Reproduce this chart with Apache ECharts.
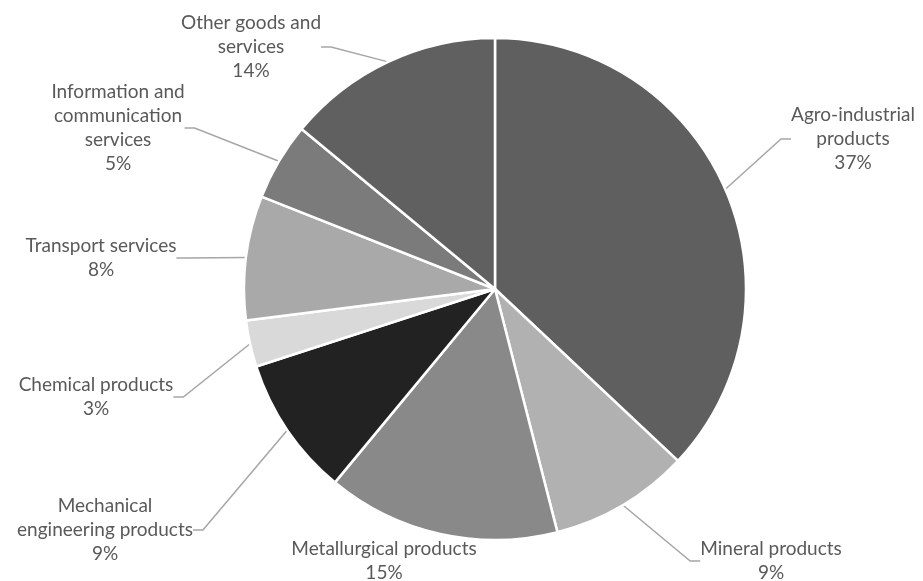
<!DOCTYPE html>
<html>
<head>
<meta charset="utf-8">
<script src="https://cdn.jsdelivr.net/npm/echarts@6/dist/echarts.min.js"></script>
<style>
html,body{margin:0;padding:0;background:#fff;}
#chart{width:923px;height:581px;}
</style>
</head>
<body>
<div id="chart"></div>
<script>
const categories = [
  "Agro-industrial\nproducts",
  "Mineral products",
  "Metallurgical products",
  "Mechanical\nengineering products",
  "Chemical products",
  "Transport services",
  "Information and\ncommunication\nservices",
  "Other goods and\nservices"
];
const shares = [37, 9, 15, 9, 3, 8, 5, 14];
const sliceColors = ['#5f5f5f', '#b1b1b1', '#898989', '#222222', '#d9d9d9', '#a9a9a9', '#7b7b7b', '#606060'];
// label centres (layout only)
const labelPos = [[853, 139], [771, 561], [384, 561], [105, 530], [96, 397], [101, 258], [118, 128], [251, 47]];

const chart = echarts.init(document.getElementById('chart'), null, {renderer: 'canvas'});
chart.setOption({
  backgroundColor: '#ffffff',
  animation: false,
  series: [{
    type: 'pie',
    center: [495, 289],
    radius: 251,
    startAngle: 90,
    clockwise: true,
    data: categories.map((n, i) => ({
      name: n,
      value: shares[i],
      itemStyle: {color: sliceColors[i]},
      labelLine: {show: i !== 2}
    })),
    itemStyle: {borderColor: '#ffffff', borderWidth: 2.5},
    label: {
      show: true,
      formatter: '{b}\n{c}%',
      color: '#595959',
      fontFamily: 'Lato',
      fontSize: 19,
      lineHeight: 24,
      align: 'center'
    },
    labelLine: {show: true, length: 20, length2: 10, lineStyle: {color: '#a6a6a6', width: 1.5}},
    labelLayout: function (p) {
      const pos = labelPos[p.dataIndex];
      return {x: pos[0], y: pos[1], align: 'center', verticalAlign: 'middle'};
    },
    emphasis: {disabled: true}
  }]
});
</script>
</body>
</html>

## What the exercise asks
Please restate the material above line by line, exactly, beginning at its first line and ending with the line that contains "128], [251, 47]];", without any pictures.

## The answer
Reproduce this chart with Apache ECharts.
<!DOCTYPE html>
<html>
<head>
<meta charset="utf-8">
<script src="https://cdn.jsdelivr.net/npm/echarts@6/dist/echarts.min.js"></script>
<style>
html,body{margin:0;padding:0;background:#fff;}
#chart{width:923px;height:581px;}
</style>
</head>
<body>
<div id="chart"></div>
<script>
const categories = [
  "Agro-industrial\nproducts",
  "Mineral products",
  "Metallurgical products",
  "Mechanical\nengineering products",
  "Chemical products",
  "Transport services",
  "Information and\ncommunication\nservices",
  "Other goods and\nservices"
];
const shares = [37, 9, 15, 9, 3, 8, 5, 14];
const sliceColors = ['#5f5f5f', '#b1b1b1', '#898989', '#222222', '#d9d9d9', '#a9a9a9', '#7b7b7b', '#606060'];
// label centres (layout only)
const labelPos = [[853, 139], [771, 561], [384, 561], [105, 530], [96, 397], [101, 258], [118, 128], [251, 47]];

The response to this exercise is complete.